И начинались рассказы о днях моей молодости, для Лизы по-прежнему притягательные, хотя, пожалуй, и по-иному: сюжет уже не занимал, но раскрывалась все больше сама Ека, забавность ее, изобретательность, даже, можно сказать, одаренность - раскрывалась судьба, в которой у этой одинокой женщины не реализовались природные задатки.

Смутные такие догадки мелькали у Лизы, когда она хохотала над Екиными гримасками, словечками, употребляемыми только ею и в местах абсолютно неожиданных, и вдруг что-то как бы в груди защемлялось: Лиза порывисто вскакивала и нежно, грустно целовала Еку в висок.

А Сережа пил чай. Покуривал редкие в ту пору иностранные сигареты.

Угощал ими Еку. Когда Ека тянулась к его зажигалке с сигаретой в напомаженных губах, Лиза с улыбкой про себя отмечала, что, верно, действительно не властны над некоторыми натурами годы, да и вообще ничто не меняет сущность их.

Но Сережа не разделял Лизиной растроганности, умиленности Екой.

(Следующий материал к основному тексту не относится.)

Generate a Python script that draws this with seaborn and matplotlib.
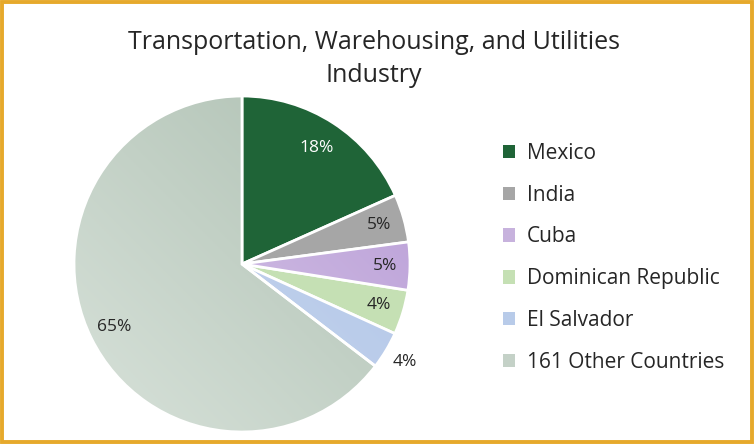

Он видел подверженную чудачествам старуху, обладающую хорошей, обставленной квартирой, а значит, входящую в определенный круг. Это он принимал в расчет, когда склонял причесанную аккуратно голову и касался губами морщинистой Екиной лапки.

Еке - нравилось. Она не равнодушна оказывалась к обхождению, в особенности со стороны молодых людей, с которыми, она полагала, тоже молодеешь, светлеешь, набираешься сил.

Тем более что родной ее внук Кеша отнюдь не располагал к беззаботности.

Его присутствие не только не развеивало, а даже будто сгущало тяжкую атмосферу одиночества в доме. Кеша закрывал дверь в кабинет покойного деда и читал. Ека проходила мимо, обиженная невниманием внука. Какой же он черствый, думала, неужели нельзя прерваться, хоть немного мне времени уделить? Разве не понимает он, как трудно мне, тяжко? От жалости к себе она начинала плакать, приоткрывала дверь в кабинет и встречала бесстрастный, отчужденный взгляд серых сонных глаз.

"Вот какой!" - себе под нос бормотала, удаляясь в кухню по коридору. Но все же не хотела отпускать Кешу от себя.

Он жил, разрываясь между двух женщин, матерью и бабушкой, и той, и другой одинокой, так как Любовь Георгиевна к тому времени с Игорем окончательно рассталась, и ей внимание Кеши требовалось, тоже она обижалась, капризничала, нуждалась в присутствии сына и неудовлетворенность испытывала из-за замкнутого его характера.

Кеша честно себя делил, честно выполнял обязанности сына, внука, но сам временами пугался своей холодности. Точнее, он все понимал, но не мог реагировать так, как от него ожидалось. Язык у него не поворачивался произносить те слова, что, в его понимании, следовало беречь для особых обстоятельств. Можно сказать, он скаредничал, но как бы поневоле, подчиняясь некой власти, которая руководила им. И власть эта принуждала его оставаться трезвым, как бы ни взбаламучена оказывалась душа.

Он заканчивал одиннадцатый класс, и как-то из роно явилась комиссия.

Всех задержали после уроков.

Ученика Неведова, в числе прочих, спросили, кем он хочет стать, какую профессию собирается выбрать, в ожидании тайном, что он либо прочтет стихи, в сочинительстве коих его давно подозревали, либо назовет такой вуз, где обучают особенно редкой специальности. Но, к удивлению, разочарованию собравшихся, он вяло, скучно произнес: "Меня интересует медицина". И сел, хотя никто его не отпускал: педагоги, ответственные лица не сочли еще, быть может, разговор законченным. Но что-то в поведении этого некрасивого юноши, в его интонациях, взгляде подсказало, что лучше от него отстать.